▸ Supplied material:
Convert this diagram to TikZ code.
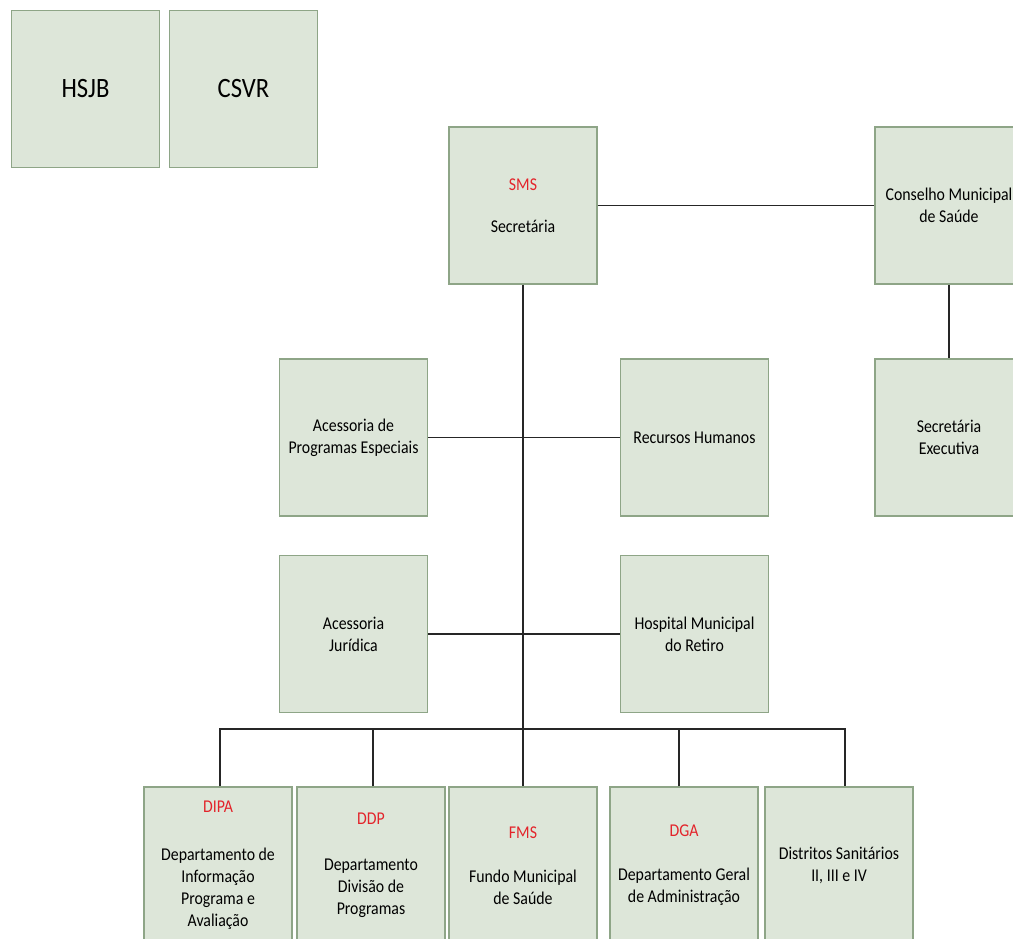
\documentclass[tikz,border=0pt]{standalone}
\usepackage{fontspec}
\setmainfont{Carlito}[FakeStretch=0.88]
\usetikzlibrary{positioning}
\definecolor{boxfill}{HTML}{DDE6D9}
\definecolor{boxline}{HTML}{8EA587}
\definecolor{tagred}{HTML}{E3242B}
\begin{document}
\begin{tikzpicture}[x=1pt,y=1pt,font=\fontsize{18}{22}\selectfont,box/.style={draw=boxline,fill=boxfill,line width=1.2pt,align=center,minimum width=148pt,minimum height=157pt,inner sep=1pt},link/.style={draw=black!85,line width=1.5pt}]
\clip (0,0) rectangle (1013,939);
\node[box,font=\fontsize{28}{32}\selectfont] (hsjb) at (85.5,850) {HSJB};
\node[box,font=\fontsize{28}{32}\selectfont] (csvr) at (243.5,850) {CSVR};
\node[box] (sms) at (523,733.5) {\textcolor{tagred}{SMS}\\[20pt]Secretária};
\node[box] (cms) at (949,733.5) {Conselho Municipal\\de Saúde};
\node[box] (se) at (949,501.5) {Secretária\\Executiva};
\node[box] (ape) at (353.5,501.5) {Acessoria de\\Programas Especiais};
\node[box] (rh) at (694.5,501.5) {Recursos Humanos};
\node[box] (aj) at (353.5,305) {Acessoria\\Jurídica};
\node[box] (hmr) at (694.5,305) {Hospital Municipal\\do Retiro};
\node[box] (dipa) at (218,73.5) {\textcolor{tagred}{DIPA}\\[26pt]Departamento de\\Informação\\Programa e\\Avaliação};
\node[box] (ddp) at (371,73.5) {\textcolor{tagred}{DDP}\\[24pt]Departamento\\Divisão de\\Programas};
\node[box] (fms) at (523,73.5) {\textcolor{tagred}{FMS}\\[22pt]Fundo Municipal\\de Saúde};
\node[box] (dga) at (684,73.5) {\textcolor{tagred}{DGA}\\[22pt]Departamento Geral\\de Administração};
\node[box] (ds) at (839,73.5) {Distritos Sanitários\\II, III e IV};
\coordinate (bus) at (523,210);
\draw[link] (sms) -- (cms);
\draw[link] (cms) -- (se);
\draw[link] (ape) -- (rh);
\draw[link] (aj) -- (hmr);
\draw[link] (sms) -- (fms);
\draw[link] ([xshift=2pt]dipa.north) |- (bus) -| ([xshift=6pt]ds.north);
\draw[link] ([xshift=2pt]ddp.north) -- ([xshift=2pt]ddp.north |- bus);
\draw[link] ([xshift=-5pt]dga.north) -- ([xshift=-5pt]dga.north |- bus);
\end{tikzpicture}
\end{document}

▸ Instruction:
Produce an exact copy of each line of data, skipping embedded images.

▸ Expected answer:
Convert this diagram to TikZ code.
\documentclass[tikz,border=0pt]{standalone}
\usepackage{fontspec}
\setmainfont{Carlito}[FakeStretch=0.88]
\usetikzlibrary{positioning}
\definecolor{boxfill}{HTML}{DDE6D9}
\definecolor{boxline}{HTML}{8EA587}
\definecolor{tagred}{HTML}{E3242B}
\begin{document}
\begin{tikzpicture}[x=1pt,y=1pt,font=\fontsize{18}{22}\selectfont,box/.style={draw=boxline,fill=boxfill,line width=1.2pt,align=center,minimum width=148pt,minimum height=157pt,inner sep=1pt},link/.style={draw=black!85,line width=1.5pt}]
\clip (0,0) rectangle (1013,939);
\node[box,font=\fontsize{28}{32}\selectfont] (hsjb) at (85.5,850) {HSJB};
\node[box,font=\fontsize{28}{32}\selectfont] (csvr) at (243.5,850) {CSVR};
\node[box] (sms) at (523,733.5) {\textcolor{tagred}{SMS}\\[20pt]Secretária};
\node[box] (cms) at (949,733.5) {Conselho Municipal\\de Saúde};
\node[box] (se) at (949,501.5) {Secretária\\Executiva};
\node[box] (ape) at (353.5,501.5) {Acessoria de\\Programas Especiais};
\node[box] (rh) at (694.5,501.5) {Recursos Humanos};
\node[box] (aj) at (353.5,305) {Acessoria\\Jurídica};
\node[box] (hmr) at (694.5,305) {Hospital Municipal\\do Retiro};
\node[box] (dipa) at (218,73.5) {\textcolor{tagred}{DIPA}\\[26pt]Departamento de\\Informação\\Programa e\\Avaliação};
\node[box] (ddp) at (371,73.5) {\textcolor{tagred}{DDP}\\[24pt]Departamento\\Divisão de\\Programas};
\node[box] (fms) at (523,73.5) {\textcolor{tagred}{FMS}\\[22pt]Fundo Municipal\\de Saúde};
\node[box] (dga) at (684,73.5) {\textcolor{tagred}{DGA}\\[22pt]Departamento Geral\\de Administração};
\node[box] (ds) at (839,73.5) {Distritos Sanitários\\II, III e IV};
\coordinate (bus) at (523,210);
\draw[link] (sms) -- (cms);
\draw[link] (cms) -- (se);
\draw[link] (ape) -- (rh);
\draw[link] (aj) -- (hmr);
\draw[link] (sms) -- (fms);
\draw[link] ([xshift=2pt]dipa.north) |- (bus) -| ([xshift=6pt]ds.north);
\draw[link] ([xshift=2pt]ddp.north) -- ([xshift=2pt]ddp.north |- bus);
\draw[link] ([xshift=-5pt]dga.north) -- ([xshift=-5pt]dga.north |- bus);
\end{tikzpicture}
\end{document}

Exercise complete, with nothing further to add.